Start Source material

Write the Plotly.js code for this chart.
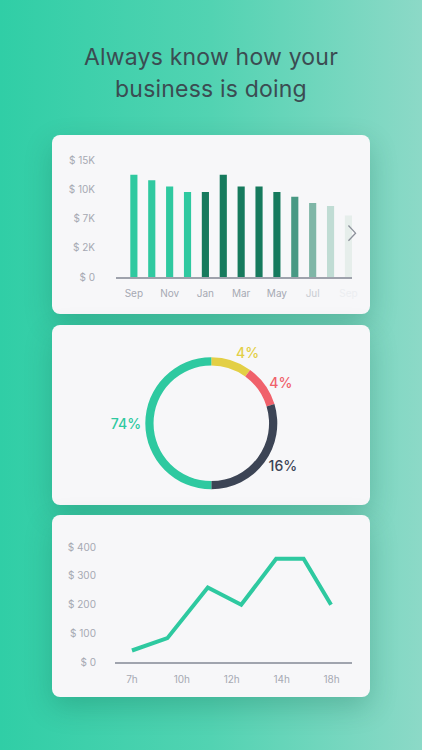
<!DOCTYPE html>
<html>
<head>
<meta charset="utf-8">
<script src="https://cdn.plot.ly/plotly-3.0.1.min.js"></script>
<style>
  html, body { margin: 0; padding: 0; }
  body {
    width: 422px; height: 750px; overflow: hidden; position: relative;
    background: linear-gradient(to right, #30cea6 0%, #52d3b2 50%, #8cd9c7 100%);
    font-family: Inter, "Noto Sans", sans-serif;
  }
  h1 {
    position: absolute; left: 0; top: 41px; width: 422px; margin: 0;
    text-align: center; font-weight: 400; font-size: 23px; line-height: 32px;
    color: #3b4c52; letter-spacing: 0.2px;
  }
  .card {
    position: absolute; left: 52px; width: 318px; border-radius: 8px;
    background: #f7f7f9; box-shadow: 0 10px 28px rgba(0, 70, 50, 0.22);
    overflow: hidden;
  }
</style>
</head>
<body>
<h1>Always know how your<br>business is doing</h1>
<div class="card" id="bar-card" style="top:135px;height:179px"></div>
<div class="card" id="pie-card" style="top:325px;height:180px"></div>
<div class="card" id="line-card" style="top:515px;height:182px"></div>
<script>
// monthly revenue (axis units: 15000 = top gridline)
const months = ['Sep', 'Oct', 'Nov', 'Dec', 'Jan', 'Feb', 'Mar', 'Apr', 'May', 'Jun', 'Jul', 'Aug', 'Sep'];
const monthValues = [13100, 12400, 11600, 10900, 10900, 13100, 11600, 11600, 10900, 10300, 9500, 9100, 7900];
const monthColors = ['#2fc9a0', '#2fc9a0', '#2fc9a0', '#2fc9a0', '#167a5d', '#167a5d', '#167a5d', '#167a5d',
  '#167a5d', '#489984', '#7fb6a7', '#c0dcd4', '#e6eeeb'];
const monthTickColors = ['#a6a9b3', '#a6a9b3', '#a6a9b3', '#a6a9b3', '#a6a9b3', '#c9ccd2', '#eceef1'];
const barTickVals = [0, 3750, 7500, 11250, 15000];
const barTickText = ['$ 0', '$ 2K', '$ 7K', '$ 10K', '$ 15K'];
const barGridVals = [7500, 15000];

// share split
const shareLabels = ['Yellow', 'Red', 'Dark', 'Green'];
const shareValues = [10, 10.3, 29.7, 50];
const shareText = ['4%', '4%', '16%', '74%'];
const shareColors = ['#e3cf45', '#f0616b', '#3c4455', '#2ec9a0'];

// hourly revenue
const hourX = [0, 0.71, 1.52, 2.19, 2.89, 3.44, 3.99];
const hourValues = [40, 83, 259, 199, 359, 359, 199];
const hourTickVals = [0, 1, 2, 3, 4];
const hourTickText = ['7h', '10h', '12h', '14h', '18h'];
const lineTickVals = [0, 100, 200, 300, 400];
const lineTickText = ['$ 0', '$ 100', '$ 200', '$ 300', '$ 400'];
const lineGridVals = [200, 400];

const tickFont = {family: 'Inter, "Noto Sans", sans-serif', size: 10, color: '#a6a9b3'};
const config = {staticPlot: true, displayModeBar: false};

function barChart() {
  const idx = months.map((m, i) => i);
  const labelIdx = idx.filter(i => i % 2 === 0);
  const trace = {
    type: 'bar', x: idx, y: monthValues,
    marker: {color: monthColors}, hoverinfo: 'none'
  };
  const layout = {
    width: 318, height: 179,
    margin: {l: 64, r: 18, t: 25, b: 37},
    paper_bgcolor: 'rgba(0,0,0,0)', plot_bgcolor: 'rgba(0,0,0,0)',
    bargap: 0.6, showlegend: false,
    xaxis: {
      range: [-1, 12.2], tickvals: labelIdx,
      ticktext: labelIdx.map((i, k) => `<span style="color:${monthTickColors[k]}">${months[i]}</span>`),
      showgrid: false, zeroline: false, showline: true, linecolor: '#9ea2ac', linewidth: 2,
      ticks: '', ticklabelstandoff: 6, tickfont: tickFont
    },
    yaxis: {
      range: [0, 15000], tickvals: barTickVals, ticktext: barTickText,
      showgrid: false, zeroline: false, ticks: '', ticklabelstandoff: 20, tickfont: tickFont
    },
    yaxis2: {
      overlaying: 'y', matches: 'y', range: [0, 15000], tickvals: barGridVals,
      showticklabels: false, showgrid: true, gridcolor: '#e6e6ec', gridwidth: 1, zeroline: false
    },
    shapes: [{
      type: 'path', xref: 'paper', yref: 'paper',
      path: 'M 0.985 0.44 L 1.015 0.375 L 0.985 0.31',
      line: {color: '#8d919b', width: 1.3}
    }]
  };
  Plotly.newPlot('bar-card', [trace], layout, config);
}

function pieChart() {
  const trace = {
    type: 'pie', labels: shareLabels, values: shareValues, text: shareText,
    textinfo: 'text', textposition: 'outside', sort: false, direction: 'clockwise', rotation: 0,
    hole: 0.875, marker: {colors: shareColors, line: {width: 0}},
    textfont: {family: 'Inter, "Noto Sans", sans-serif', size: 14, color: shareColors, weight: 500},
    domain: {x: [0.2934, 0.7085], y: [0.0872, 0.8206]},
    hoverinfo: 'none', automargin: false
  };
  const layout = {
    width: 318, height: 180, margin: {l: 0, r: 0, t: 0, b: 0},
    paper_bgcolor: 'rgba(0,0,0,0)', showlegend: false
  };
  Plotly.newPlot('pie-card', [trace], layout, config);
}

function lineChart() {
  const trace = {
    type: 'scatter', mode: 'lines', x: hourX, y: hourValues,
    line: {color: '#2ec9a0', width: 4, shape: 'linear'}, hoverinfo: 'none'
  };
  const layout = {
    width: 318, height: 182,
    margin: {l: 63, r: 18, t: 32, b: 35},
    paper_bgcolor: 'rgba(0,0,0,0)', plot_bgcolor: 'rgba(0,0,0,0)', showlegend: false,
    xaxis: {
      range: [-0.34, 4.41], tickvals: hourTickVals, ticktext: hourTickText,
      showgrid: false, zeroline: false, showline: true, linecolor: '#a0a4ae', linewidth: 2,
      ticks: '', ticklabelstandoff: 7, tickfont: tickFont
    },
    yaxis: {
      range: [0, 400], tickvals: lineTickVals, ticktext: lineTickText,
      showgrid: false, zeroline: false, ticks: '', ticklabelstandoff: 18, tickfont: tickFont
    },
    yaxis2: {
      overlaying: 'y', matches: 'y', range: [0, 400], tickvals: lineGridVals,
      showticklabels: false, showgrid: true, gridcolor: '#e9e9ee', gridwidth: 1, zeroline: false
    }
  };
  Plotly.newPlot('line-card', [trace], layout, config);
}

barChart();
pieChart();
lineChart();
</script>
</body>
</html>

End Source material

### Direction
Begin at the top of the material above and output each line exactly, stopping after the line that holds "['#e3cf45', '#f0616b', '#3c4455', '#2ec9a0'];". Leave out pictures.

### Written solution
Write the Plotly.js code for this chart.
<!DOCTYPE html>
<html>
<head>
<meta charset="utf-8">
<script src="https://cdn.plot.ly/plotly-3.0.1.min.js"></script>
<style>
  html, body { margin: 0; padding: 0; }
  body {
    width: 422px; height: 750px; overflow: hidden; position: relative;
    background: linear-gradient(to right, #30cea6 0%, #52d3b2 50%, #8cd9c7 100%);
    font-family: Inter, "Noto Sans", sans-serif;
  }
  h1 {
    position: absolute; left: 0; top: 41px; width: 422px; margin: 0;
    text-align: center; font-weight: 400; font-size: 23px; line-height: 32px;
    color: #3b4c52; letter-spacing: 0.2px;
  }
  .card {
    position: absolute; left: 52px; width: 318px; border-radius: 8px;
    background: #f7f7f9; box-shadow: 0 10px 28px rgba(0, 70, 50, 0.22);
    overflow: hidden;
  }
</style>
</head>
<body>
<h1>Always know how your<br>business is doing</h1>
<div class="card" id="bar-card" style="top:135px;height:179px"></div>
<div class="card" id="pie-card" style="top:325px;height:180px"></div>
<div class="card" id="line-card" style="top:515px;height:182px"></div>
<script>
// monthly revenue (axis units: 15000 = top gridline)
const months = ['Sep', 'Oct', 'Nov', 'Dec', 'Jan', 'Feb', 'Mar', 'Apr', 'May', 'Jun', 'Jul', 'Aug', 'Sep'];
const monthValues = [13100, 12400, 11600, 10900, 10900, 13100, 11600, 11600, 10900, 10300, 9500, 9100, 7900];
const monthColors = ['#2fc9a0', '#2fc9a0', '#2fc9a0', '#2fc9a0', '#167a5d', '#167a5d', '#167a5d', '#167a5d',
  '#167a5d', '#489984', '#7fb6a7', '#c0dcd4', '#e6eeeb'];
const monthTickColors = ['#a6a9b3', '#a6a9b3', '#a6a9b3', '#a6a9b3', '#a6a9b3', '#c9ccd2', '#eceef1'];
const barTickVals = [0, 3750, 7500, 11250, 15000];
const barTickText = ['$ 0', '$ 2K', '$ 7K', '$ 10K', '$ 15K'];
const barGridVals = [7500, 15000];

// share split
const shareLabels = ['Yellow', 'Red', 'Dark', 'Green'];
const shareValues = [10, 10.3, 29.7, 50];
const shareText = ['4%', '4%', '16%', '74%'];
const shareColors = ['#e3cf45', '#f0616b', '#3c4455', '#2ec9a0'];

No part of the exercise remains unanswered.